Their natural habitats are boreal and temperate forests. Seen in bushy and grassy clearings, rhododendron thickets, and tall dense scrub in valleys, these birds are threatened by habitat destruction and hunting. They form monogamous pair bonds in the spring. Their eggs are laid from May to July, and incubated by the females.

==Description==
The Tibetan eared pheasant shares many characteristics, such as the short ears and the droopy tail, with the white eared pheasant (C. crossoptilon), as well as having similar calls and hybridising with it in the Salween Valley, so the two may be conspecific. The Tibetan eared pheasant grows to a length between 75 and 85 cm, with females being slightly smaller than males. The sexes are similar. The beak is reddish-brown, the irises yellowish-orange, and the bare facial skin is red, as are the legs. The head is topped with a crown of black, dense, short feathers, on either side of which are short, nonprojecting ear tufts. The rest of the head and nape and a thin collar are white. The rest of the body, wings, and tail are bluish-grey, the mantle, neck and breast being of a darker shade, whereas the lower back, rump, upper tail coverts, and belly are paler whitish-grey. The wings are blackish-brown and the tail bluish-black.

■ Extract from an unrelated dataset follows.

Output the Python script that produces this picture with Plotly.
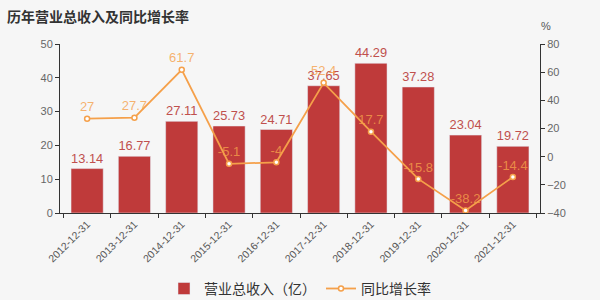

==Distribution and habitat==
Their range is restricted to Tibet, northern India, and northern Bhutan. Their typical habitat is dense scrubby areas in river valleys, grassy hillsides, and the verges of both coniferous and deciduous woodlands. Although sometimes found at elevations as low as 2400 m, they usually occur between about 3000 and 5000 m.

==Ecology==
These pheasants usually form groups of up to 10 individuals. They feed on the ground, foraging through the plant debris and grasses near woodland edges and among the rhododendron and juniper scrub. In areas where they are hunted, they may be elusive, retreating into the undergrowth or flying off downhill when scared, but where unmolested, can be quite bold. The birds are believed to be monogamous, with breeding taking place between May and July. One nest was discovered under a fallen tree trunk; it was made from bark and pulp with a mossy lining. The female seems to be solely responsible for incubating the eggs, but both sexes have been observed feeding the chicks.

==Status==
The IUCN has assessed the C. harmani as Least-Concern. The population is suspected to be stable. Very locally, hunting and overgrazing may be threats, but the vast majority of this species' range is undisturbed and remote from plausible threats. In a recent attempt to model the impact of climate change on the extent of suitable habitat, Li et al. (2023) found that in no modelled scenario did the area of suitable habitat for this species contract.